同策略蒸馏（OPD）通过词元级教师监督，在学生自身的轨迹展开中训练其模型。近年来的选择性OPD方法利用OPD信号的非均匀性，优先处理高熵或高分歧词元。我们重新审视这一原则，并提出问题：哪些词元级教师信号实际上是可学习的？通过采用固定上下文诊断方法——即测量相同上下文下师生KL散度的降低量——我们发现原始KL分歧是学习价值的粗略代理指标。它将可学习分歧（教师将纠正性概率质量分配给学生当前的前K个候选词元）与不兼容分歧（教师将概率质量主要置于学生当前支持范围之外）混为一谈。我们将这种局部兼容性形式化为词元可教性，并证明它比单独的原始KL更能预测固定上下文中的改进。受此发现启发，我们提出了可教性感知同策略蒸馏（TA-OPD），这是一种轻量级的词元位置选择方法，无需奖励模型或验证器，即可对高可教性位置应用OPD损失。在Qwen2.5和Qwen 3的师生设置中，TA-OPD仅保留5%的词元即可常超越全词元OPD，并优于基于熵和散度的基线方法。我们的研究结果将选择性OPD重新定义为选择可学习的教师信号，而非仅仅挑选显著性词元。

English

On-policy distillation (OPD) trains a student on its own rollouts with token-level teacher supervision. Recent selective OPD methods exploit the non-uniformity of OPD signals by prioritizing high-entropy or high-disagreement tokens. We revisit this principle and ask: which token-level teacher signals are actually learnable? Using a fixed-context diagnostic that measures same-context teacher-student KL reduction, we show that raw KL disagreement is a coarse proxy for learning value. It conflates learnable disagreement, where the teacher assigns corrective mass to the student's top-K candidates, with incompatible disagreement, where the teacher places mass mostly off the student's current support. We formalize this local compatibility as token teachability and show that it better predicts fixed-context improvement than raw KL alone.

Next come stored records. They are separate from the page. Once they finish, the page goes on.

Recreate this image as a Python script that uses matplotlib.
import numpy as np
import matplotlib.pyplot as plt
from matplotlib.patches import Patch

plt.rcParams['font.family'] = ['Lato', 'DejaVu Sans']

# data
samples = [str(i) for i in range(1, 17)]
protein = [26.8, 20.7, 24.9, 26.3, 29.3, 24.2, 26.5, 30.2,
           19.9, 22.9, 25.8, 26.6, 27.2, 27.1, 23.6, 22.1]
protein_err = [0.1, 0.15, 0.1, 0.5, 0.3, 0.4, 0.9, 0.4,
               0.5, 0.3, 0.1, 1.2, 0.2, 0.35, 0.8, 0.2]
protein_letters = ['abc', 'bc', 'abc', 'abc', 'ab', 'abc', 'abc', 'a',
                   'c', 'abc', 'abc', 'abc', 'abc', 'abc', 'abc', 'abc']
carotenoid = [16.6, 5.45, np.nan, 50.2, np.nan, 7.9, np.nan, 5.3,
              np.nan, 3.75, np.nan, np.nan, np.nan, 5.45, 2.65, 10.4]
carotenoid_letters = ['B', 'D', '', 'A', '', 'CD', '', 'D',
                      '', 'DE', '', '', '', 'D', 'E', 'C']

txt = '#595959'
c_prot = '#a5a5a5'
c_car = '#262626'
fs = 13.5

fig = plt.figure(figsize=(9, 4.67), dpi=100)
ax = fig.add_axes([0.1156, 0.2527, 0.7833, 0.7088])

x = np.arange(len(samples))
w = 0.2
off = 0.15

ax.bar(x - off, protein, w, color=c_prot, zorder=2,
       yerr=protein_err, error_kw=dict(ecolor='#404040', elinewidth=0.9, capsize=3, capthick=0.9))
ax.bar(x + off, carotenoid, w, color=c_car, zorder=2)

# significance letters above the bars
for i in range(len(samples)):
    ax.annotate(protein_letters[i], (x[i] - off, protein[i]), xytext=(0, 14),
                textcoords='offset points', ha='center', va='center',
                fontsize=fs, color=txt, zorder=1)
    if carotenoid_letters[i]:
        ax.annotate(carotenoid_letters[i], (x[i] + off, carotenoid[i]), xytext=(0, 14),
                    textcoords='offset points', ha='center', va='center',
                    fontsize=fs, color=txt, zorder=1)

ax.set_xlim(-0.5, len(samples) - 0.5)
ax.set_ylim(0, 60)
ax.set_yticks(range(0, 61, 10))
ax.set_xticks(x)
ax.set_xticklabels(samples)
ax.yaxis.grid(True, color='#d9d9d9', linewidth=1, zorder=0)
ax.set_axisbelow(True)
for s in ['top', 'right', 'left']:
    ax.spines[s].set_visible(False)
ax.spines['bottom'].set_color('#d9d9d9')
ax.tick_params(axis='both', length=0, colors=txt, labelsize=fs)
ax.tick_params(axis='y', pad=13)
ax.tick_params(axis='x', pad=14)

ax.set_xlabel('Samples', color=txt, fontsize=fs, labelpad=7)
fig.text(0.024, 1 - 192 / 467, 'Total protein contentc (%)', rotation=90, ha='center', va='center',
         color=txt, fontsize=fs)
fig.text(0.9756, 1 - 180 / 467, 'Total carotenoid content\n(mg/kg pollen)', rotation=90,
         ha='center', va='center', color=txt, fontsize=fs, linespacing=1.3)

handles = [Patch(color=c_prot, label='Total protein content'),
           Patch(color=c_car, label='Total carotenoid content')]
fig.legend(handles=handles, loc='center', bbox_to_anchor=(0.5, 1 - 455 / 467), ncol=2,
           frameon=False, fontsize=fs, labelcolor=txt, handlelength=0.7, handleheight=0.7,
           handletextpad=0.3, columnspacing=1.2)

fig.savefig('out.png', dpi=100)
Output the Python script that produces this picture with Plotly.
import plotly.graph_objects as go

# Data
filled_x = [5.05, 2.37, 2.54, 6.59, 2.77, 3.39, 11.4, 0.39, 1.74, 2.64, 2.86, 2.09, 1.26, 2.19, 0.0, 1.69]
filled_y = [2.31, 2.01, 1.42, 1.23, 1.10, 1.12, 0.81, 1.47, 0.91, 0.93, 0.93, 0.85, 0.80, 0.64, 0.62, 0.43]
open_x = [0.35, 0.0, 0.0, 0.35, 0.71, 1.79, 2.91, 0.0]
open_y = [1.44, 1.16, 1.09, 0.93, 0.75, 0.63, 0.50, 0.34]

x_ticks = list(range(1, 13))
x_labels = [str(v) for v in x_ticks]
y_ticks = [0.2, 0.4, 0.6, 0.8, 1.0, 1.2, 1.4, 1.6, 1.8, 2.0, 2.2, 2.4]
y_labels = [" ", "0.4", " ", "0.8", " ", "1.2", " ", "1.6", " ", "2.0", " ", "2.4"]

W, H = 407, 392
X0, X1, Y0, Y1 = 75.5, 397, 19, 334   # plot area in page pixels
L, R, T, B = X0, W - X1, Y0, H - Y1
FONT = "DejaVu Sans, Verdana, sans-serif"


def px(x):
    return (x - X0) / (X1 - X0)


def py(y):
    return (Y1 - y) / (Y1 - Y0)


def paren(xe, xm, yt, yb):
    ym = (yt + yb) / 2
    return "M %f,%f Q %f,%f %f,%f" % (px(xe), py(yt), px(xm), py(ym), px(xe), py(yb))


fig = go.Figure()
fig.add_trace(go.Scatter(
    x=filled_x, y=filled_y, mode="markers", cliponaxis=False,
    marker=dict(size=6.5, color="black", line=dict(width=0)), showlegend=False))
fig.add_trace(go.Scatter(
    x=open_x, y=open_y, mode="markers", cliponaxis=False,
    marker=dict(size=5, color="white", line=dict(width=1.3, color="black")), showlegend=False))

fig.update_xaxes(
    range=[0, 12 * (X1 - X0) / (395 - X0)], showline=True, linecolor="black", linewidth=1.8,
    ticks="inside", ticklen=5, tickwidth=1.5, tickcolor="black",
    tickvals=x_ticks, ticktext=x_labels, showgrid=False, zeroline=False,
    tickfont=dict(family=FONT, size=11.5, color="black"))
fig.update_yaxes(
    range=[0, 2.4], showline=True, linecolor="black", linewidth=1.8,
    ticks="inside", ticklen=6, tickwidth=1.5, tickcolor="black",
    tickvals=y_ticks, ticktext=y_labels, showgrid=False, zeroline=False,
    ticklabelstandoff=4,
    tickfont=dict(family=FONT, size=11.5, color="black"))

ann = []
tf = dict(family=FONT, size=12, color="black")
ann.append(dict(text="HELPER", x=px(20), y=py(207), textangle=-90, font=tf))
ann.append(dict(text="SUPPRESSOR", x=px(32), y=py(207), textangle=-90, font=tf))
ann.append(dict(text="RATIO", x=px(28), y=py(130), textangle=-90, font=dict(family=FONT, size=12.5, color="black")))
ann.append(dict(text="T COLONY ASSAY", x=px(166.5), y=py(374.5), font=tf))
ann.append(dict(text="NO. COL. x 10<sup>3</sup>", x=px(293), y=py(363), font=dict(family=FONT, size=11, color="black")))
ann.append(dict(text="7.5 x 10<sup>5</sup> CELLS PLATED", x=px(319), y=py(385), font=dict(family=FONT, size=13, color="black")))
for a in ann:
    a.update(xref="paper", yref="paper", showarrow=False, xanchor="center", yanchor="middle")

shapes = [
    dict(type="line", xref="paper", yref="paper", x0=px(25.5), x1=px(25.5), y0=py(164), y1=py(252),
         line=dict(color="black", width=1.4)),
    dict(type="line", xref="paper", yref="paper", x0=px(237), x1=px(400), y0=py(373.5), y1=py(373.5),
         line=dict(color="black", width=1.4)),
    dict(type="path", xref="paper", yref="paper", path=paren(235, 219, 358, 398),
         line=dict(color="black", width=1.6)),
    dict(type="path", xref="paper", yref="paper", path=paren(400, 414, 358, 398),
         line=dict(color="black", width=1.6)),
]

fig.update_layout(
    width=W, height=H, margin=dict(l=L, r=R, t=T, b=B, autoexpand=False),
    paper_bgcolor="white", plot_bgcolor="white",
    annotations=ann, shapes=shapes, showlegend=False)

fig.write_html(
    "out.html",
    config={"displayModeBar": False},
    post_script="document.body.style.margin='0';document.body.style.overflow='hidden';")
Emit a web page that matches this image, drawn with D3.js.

Motivated by this finding, we propose Teachability-Aware OPD (TA-OPD), a lightweight token-position selection method that applies OPD loss to high-teachability positions without reward models or verifiers. Across Qwen2.5 and Qwen 3 teacher-student settings, TA-OPD often surpasses full-token OPD with only 5% retained tokens and improves over entropy- and divergence-based baselines. Our results reframe selective OPD as selecting learnable teacher signals rather than merely salient tokens.